Come dicevamo servirebbero almeno 63 o 64 anni di età, almeno 20 anni di contribuzione e una quota di pensione calcolata con il metodo contributivo che non deve essere inferiore a 1,2 volte l’assegno sociale. Una parte di pensione subito a 63 anni, il resto a 67, ecco la riforma delle pensioni INPS quindi. E la parte di pensione immediata sarebbe quella contributiva.
Pensione divisa in due quote, ecco come
La proposta Tridico prevede che il lavoratore possa accedere a una prestazione di importo pari alla quota contributiva maturata alla data della richiesta. E calcolata come naturale che sia, con il sistema contributivo puro. La pensione completa, che si otterrebbe al raggiungimento dell’età di vecchiaia (67 anni), avrebbe dentro anche la quota retributiva. Stime fatte dai tecnici sostengono che la pensione così liquidata, a 63 anni, avrebbe circa il 20% in meno rispetto alla pensione completa a 67 anni. Molto però cambia in base al numero di anni di contributi antecedenti il 1996. Perché meno contributi sono stati versati nel sistema retributivo, meno alta sarà la differenza tra la pensione liquidata subito e quella a 67 anni.

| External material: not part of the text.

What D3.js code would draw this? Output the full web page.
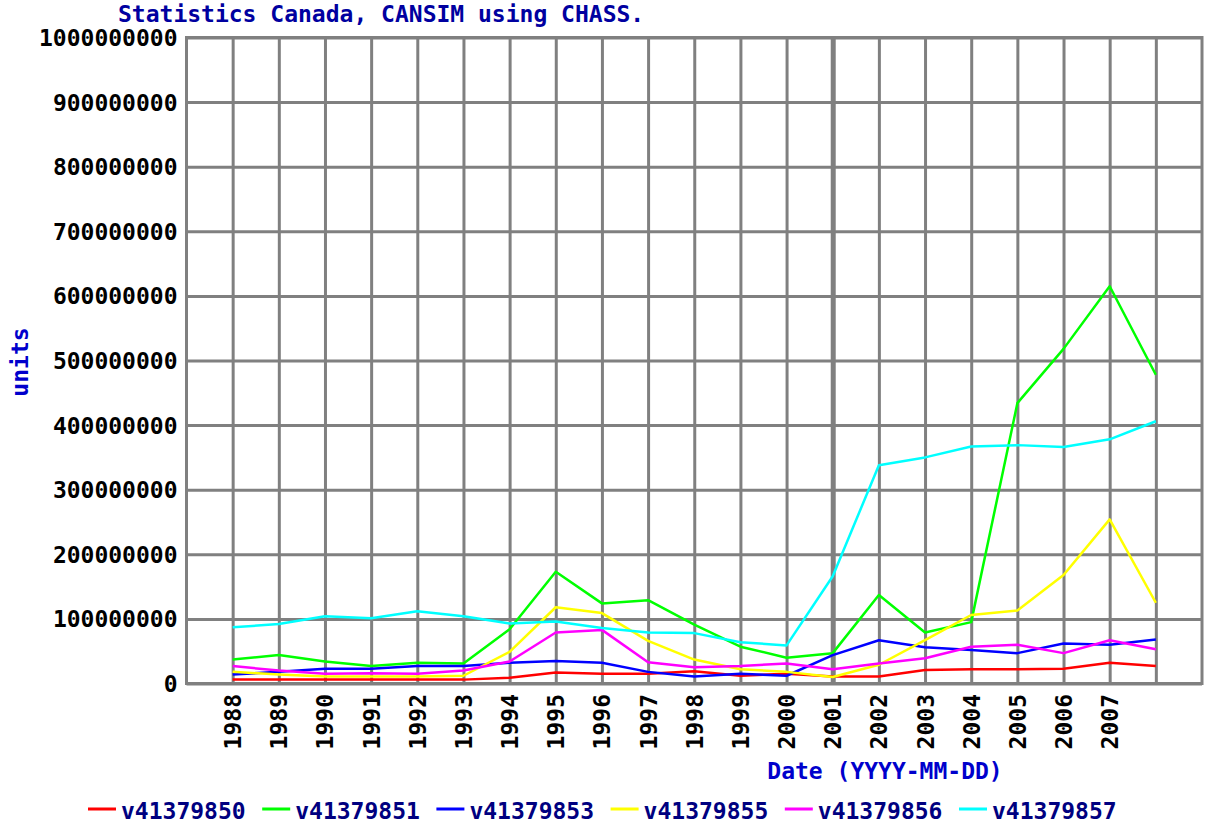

I calcoli sulla sostenibilità di una misura di questo genere
La proposta Tridico secondo l’INPS ma anche secondo alcuni esperti, sarebbe sostenibile dal punto di vista finanziario per le casse dello Stato. Che poi è il limite che ingessa tutte le ipotesi di riforma del nostro sistema. Sarebbe di circa 2,5 miliardi per i primi tre anni di funzionamento l’esborso per le casse dello Stato, ma dal 2028 la misura produrrebbe guadagni e recupero del maggiore esborso sostenuto. Ipotesi fattibile quindi, anche perché, la riduzione dell’assegno pensionistico, che potrebbe compromettere il tenore di vita dei pensionati, sarebbe un deterrente per molti potenziali richiedenti. Che se non sopportano questo calo del loro tenore di vita, dovrebbero essere spronati a restare in servizio.
Ripetiamo, siamo davanti ad una ipotesi e nulla è certo. Ma è anche vero che si tratta di una proposta che punta sulla flessibilità e sulla sostenibilità del sistema previdenziale. Entrambi obbiettivi che la misura sembra in grado di garantire per quanto detto prima.